● **INPUT MATERIAL**:

────

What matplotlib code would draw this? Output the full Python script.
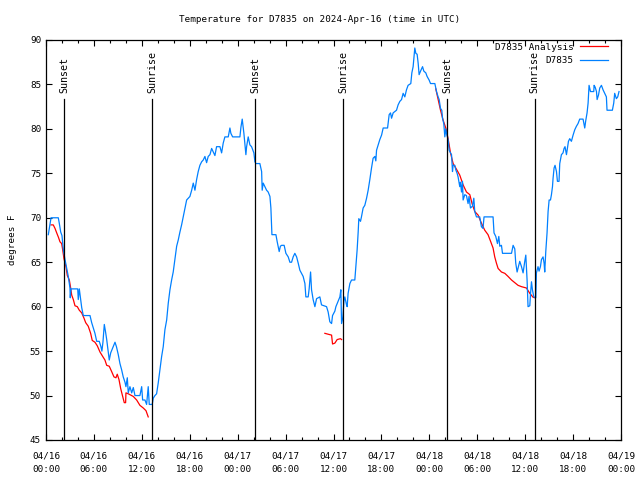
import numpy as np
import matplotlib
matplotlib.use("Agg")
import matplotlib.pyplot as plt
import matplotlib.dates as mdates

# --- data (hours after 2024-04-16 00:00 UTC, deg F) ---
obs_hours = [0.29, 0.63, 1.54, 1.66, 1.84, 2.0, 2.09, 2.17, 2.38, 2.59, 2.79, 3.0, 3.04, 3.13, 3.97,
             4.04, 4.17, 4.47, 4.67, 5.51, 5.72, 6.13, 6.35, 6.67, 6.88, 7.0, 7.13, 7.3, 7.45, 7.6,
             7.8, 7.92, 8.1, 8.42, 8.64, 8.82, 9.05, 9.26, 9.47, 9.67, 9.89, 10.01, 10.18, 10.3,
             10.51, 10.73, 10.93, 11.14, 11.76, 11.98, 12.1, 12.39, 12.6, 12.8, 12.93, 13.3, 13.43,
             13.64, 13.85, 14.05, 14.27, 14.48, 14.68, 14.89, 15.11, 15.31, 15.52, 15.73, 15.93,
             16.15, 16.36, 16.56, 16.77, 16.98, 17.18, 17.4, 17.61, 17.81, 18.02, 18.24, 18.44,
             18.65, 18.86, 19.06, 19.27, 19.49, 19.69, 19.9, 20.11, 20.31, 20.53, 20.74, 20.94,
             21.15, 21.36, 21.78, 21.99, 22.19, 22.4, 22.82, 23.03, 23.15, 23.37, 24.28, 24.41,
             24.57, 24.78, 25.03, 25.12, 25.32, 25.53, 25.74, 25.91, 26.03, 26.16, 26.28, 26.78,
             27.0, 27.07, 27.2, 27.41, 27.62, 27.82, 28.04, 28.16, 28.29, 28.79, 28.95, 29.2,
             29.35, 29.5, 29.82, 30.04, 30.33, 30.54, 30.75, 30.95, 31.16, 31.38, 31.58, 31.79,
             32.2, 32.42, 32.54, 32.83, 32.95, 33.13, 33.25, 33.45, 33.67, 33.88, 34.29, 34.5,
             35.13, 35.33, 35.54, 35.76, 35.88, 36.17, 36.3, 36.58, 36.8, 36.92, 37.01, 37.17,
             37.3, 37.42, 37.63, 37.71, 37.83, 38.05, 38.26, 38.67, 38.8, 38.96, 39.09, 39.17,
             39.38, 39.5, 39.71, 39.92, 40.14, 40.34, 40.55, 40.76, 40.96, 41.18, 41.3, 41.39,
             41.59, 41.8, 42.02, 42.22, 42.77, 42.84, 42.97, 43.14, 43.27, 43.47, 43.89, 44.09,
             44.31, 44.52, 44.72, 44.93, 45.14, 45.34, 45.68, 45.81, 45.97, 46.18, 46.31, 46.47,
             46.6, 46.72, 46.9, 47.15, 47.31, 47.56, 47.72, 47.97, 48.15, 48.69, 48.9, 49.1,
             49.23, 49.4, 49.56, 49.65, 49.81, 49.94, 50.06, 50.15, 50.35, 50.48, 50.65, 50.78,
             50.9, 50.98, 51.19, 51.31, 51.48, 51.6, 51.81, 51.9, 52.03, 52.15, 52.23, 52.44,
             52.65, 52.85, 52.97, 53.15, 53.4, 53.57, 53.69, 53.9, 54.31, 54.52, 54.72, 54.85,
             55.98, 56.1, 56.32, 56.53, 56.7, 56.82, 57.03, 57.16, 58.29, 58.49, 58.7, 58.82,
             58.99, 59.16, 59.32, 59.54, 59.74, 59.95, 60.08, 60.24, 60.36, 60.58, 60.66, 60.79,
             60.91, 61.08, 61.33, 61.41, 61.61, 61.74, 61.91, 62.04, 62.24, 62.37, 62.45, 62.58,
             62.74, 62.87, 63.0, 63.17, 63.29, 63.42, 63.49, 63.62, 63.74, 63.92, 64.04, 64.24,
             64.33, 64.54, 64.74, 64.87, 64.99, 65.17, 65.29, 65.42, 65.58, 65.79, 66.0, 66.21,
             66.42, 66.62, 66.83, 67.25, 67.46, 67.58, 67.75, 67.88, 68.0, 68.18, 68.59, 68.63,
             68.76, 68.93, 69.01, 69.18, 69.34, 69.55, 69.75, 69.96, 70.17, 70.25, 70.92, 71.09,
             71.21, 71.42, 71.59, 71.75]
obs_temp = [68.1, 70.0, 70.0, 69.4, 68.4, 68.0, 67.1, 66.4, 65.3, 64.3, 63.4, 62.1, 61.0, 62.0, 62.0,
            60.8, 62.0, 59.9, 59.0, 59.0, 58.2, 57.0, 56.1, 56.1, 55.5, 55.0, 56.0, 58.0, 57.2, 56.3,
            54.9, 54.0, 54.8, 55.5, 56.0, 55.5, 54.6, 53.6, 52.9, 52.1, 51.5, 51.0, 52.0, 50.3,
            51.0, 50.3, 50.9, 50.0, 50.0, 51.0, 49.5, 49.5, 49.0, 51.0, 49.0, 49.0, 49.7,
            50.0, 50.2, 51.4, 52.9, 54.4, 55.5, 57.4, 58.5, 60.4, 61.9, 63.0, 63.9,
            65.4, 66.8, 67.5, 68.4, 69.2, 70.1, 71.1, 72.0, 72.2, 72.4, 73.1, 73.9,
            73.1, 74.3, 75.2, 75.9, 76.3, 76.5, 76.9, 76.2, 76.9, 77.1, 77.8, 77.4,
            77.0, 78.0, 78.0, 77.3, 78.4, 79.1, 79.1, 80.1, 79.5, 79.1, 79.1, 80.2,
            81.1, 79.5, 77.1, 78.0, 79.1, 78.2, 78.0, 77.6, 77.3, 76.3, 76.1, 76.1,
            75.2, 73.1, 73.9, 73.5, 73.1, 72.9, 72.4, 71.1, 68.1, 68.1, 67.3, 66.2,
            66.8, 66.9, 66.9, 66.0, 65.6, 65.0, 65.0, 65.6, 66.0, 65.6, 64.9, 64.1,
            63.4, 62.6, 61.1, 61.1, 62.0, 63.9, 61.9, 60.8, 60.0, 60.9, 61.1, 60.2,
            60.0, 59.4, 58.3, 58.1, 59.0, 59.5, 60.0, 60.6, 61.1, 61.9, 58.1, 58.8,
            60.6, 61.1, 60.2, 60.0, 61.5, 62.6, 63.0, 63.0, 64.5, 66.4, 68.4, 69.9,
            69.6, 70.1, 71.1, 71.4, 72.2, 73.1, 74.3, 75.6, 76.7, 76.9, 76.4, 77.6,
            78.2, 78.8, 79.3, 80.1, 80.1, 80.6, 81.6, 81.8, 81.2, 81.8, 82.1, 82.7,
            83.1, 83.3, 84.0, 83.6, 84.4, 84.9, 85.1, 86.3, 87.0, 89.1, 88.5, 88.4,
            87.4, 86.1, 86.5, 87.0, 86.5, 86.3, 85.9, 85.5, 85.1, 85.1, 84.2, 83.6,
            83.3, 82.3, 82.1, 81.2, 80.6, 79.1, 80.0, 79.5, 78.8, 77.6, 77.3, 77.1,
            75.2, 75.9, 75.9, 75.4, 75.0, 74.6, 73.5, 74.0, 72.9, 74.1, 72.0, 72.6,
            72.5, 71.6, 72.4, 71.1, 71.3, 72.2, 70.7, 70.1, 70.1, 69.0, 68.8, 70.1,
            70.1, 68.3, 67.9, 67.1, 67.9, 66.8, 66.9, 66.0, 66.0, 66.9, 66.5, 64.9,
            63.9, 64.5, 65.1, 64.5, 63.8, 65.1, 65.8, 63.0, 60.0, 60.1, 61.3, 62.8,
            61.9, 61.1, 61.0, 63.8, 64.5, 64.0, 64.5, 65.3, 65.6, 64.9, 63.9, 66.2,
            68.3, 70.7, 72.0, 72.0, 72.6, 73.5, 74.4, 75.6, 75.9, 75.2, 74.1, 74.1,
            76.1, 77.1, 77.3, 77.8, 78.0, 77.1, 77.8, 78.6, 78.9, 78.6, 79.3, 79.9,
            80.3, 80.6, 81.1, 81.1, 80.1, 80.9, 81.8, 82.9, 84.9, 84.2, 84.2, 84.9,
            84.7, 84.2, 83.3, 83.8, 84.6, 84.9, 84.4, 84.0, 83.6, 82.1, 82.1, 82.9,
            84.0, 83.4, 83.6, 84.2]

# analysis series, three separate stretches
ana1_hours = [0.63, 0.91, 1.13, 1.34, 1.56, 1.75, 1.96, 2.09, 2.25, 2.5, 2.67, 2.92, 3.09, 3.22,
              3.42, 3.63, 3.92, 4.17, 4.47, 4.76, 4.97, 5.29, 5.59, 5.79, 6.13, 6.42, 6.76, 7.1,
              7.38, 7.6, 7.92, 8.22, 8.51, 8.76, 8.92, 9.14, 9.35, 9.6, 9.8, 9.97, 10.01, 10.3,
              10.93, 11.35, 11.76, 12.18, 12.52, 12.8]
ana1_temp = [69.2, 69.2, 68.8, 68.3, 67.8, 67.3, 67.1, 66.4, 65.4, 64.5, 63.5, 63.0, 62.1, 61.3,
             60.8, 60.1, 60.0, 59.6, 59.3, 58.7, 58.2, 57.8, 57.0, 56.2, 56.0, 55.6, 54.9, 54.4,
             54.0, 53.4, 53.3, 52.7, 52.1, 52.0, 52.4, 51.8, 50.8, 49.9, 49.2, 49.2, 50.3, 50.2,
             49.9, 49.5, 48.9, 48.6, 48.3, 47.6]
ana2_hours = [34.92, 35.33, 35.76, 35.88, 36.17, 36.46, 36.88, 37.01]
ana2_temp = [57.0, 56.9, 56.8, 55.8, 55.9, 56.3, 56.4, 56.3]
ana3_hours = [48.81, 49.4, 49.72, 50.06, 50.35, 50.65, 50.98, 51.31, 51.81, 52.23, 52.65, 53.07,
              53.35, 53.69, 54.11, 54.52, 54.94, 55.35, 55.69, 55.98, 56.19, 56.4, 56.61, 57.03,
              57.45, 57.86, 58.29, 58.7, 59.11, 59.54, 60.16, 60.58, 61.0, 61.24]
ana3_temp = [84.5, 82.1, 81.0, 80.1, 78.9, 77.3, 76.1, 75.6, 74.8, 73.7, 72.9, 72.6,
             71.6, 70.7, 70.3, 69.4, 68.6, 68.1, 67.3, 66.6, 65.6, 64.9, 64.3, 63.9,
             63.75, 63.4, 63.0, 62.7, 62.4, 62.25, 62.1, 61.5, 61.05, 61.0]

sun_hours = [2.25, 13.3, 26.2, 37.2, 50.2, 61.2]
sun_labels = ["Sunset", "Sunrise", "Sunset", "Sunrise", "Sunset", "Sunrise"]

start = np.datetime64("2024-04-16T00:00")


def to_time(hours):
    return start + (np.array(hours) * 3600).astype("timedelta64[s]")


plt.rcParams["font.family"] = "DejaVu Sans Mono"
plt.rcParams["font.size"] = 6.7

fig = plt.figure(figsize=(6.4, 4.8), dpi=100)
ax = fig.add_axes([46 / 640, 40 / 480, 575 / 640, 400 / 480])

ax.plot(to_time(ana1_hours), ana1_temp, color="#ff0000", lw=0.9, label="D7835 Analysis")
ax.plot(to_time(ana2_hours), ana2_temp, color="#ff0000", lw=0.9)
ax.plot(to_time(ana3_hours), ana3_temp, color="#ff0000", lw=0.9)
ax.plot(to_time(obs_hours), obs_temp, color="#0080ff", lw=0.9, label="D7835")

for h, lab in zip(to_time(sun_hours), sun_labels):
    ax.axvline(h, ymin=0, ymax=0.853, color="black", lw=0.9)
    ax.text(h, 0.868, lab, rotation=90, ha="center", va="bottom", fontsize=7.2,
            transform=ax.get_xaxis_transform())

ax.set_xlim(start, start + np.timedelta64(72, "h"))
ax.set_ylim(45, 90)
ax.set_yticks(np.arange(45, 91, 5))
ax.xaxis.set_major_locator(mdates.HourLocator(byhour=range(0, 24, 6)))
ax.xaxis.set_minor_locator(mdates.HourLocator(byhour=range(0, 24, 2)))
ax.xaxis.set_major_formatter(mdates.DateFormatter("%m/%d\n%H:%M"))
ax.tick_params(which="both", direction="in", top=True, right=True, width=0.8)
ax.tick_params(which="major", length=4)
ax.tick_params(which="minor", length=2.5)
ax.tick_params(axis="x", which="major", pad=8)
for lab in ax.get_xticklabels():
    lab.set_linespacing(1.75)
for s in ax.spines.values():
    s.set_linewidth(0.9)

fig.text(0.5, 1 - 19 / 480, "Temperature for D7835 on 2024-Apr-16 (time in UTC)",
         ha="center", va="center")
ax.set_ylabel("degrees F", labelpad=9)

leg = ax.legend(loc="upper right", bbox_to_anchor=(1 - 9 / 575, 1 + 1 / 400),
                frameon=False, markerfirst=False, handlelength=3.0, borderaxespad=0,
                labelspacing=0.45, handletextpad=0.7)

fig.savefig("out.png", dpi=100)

────

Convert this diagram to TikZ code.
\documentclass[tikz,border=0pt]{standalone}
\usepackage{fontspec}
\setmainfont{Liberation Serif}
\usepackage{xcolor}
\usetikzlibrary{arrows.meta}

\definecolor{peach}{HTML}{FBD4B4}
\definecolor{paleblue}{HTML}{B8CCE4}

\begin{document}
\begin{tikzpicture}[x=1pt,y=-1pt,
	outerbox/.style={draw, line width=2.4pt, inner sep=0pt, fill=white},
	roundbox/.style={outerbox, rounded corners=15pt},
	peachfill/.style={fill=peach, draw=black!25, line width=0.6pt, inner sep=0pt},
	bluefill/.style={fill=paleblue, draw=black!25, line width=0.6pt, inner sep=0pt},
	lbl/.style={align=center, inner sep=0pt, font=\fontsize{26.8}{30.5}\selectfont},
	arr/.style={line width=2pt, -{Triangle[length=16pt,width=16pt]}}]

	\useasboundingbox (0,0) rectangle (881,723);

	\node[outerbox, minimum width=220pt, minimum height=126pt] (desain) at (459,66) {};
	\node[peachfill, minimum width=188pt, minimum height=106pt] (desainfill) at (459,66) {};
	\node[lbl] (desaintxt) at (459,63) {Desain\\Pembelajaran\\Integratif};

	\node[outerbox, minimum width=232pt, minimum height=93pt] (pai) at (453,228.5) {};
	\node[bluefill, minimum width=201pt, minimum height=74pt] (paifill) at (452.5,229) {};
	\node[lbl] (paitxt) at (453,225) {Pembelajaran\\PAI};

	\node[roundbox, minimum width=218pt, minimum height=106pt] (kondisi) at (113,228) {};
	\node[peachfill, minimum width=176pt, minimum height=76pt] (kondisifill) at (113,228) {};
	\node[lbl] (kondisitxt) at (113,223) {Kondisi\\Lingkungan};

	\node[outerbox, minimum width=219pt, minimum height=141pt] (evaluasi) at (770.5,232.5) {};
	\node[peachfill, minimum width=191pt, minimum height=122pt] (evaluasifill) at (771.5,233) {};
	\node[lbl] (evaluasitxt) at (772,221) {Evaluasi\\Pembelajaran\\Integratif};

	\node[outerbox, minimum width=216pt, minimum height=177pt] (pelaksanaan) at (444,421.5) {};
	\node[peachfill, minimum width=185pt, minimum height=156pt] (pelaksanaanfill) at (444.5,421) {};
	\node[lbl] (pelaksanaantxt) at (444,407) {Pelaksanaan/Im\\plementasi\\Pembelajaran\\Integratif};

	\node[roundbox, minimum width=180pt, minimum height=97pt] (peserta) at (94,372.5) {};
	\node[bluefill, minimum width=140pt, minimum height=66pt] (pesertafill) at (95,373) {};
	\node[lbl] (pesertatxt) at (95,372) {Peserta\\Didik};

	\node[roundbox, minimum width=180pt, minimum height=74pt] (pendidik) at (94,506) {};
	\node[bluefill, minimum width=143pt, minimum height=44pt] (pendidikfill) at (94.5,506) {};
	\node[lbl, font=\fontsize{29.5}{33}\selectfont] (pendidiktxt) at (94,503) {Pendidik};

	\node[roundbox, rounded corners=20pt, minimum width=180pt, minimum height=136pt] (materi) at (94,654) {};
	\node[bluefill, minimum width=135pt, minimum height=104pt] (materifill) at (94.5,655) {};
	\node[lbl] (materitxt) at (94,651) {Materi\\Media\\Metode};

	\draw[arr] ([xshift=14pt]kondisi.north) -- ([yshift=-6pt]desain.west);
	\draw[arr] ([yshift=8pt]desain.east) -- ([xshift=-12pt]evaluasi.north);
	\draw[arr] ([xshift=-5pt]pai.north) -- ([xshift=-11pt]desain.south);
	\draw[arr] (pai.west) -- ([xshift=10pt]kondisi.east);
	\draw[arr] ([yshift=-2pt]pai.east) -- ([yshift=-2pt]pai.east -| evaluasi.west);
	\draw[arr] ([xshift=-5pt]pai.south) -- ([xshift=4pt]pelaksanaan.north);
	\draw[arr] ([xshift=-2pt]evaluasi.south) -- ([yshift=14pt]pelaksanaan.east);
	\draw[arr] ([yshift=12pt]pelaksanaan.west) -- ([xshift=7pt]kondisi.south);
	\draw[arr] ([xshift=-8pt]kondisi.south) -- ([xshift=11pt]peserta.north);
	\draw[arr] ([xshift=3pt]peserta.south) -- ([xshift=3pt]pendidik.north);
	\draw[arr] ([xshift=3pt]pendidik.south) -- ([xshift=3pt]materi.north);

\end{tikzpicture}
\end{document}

────

● **WHAT TO PRODUCE**: Give the lines above again exactly, from the one containing "What matplotlib code" to the one containing "import matplotlib.dates as mdates", both included, but leave out the pictures.

● **RESPONSE TO THE TASK**:
What matplotlib code would draw this? Output the full Python script.
import numpy as np
import matplotlib
matplotlib.use("Agg")
import matplotlib.pyplot as plt
import matplotlib.dates as mdates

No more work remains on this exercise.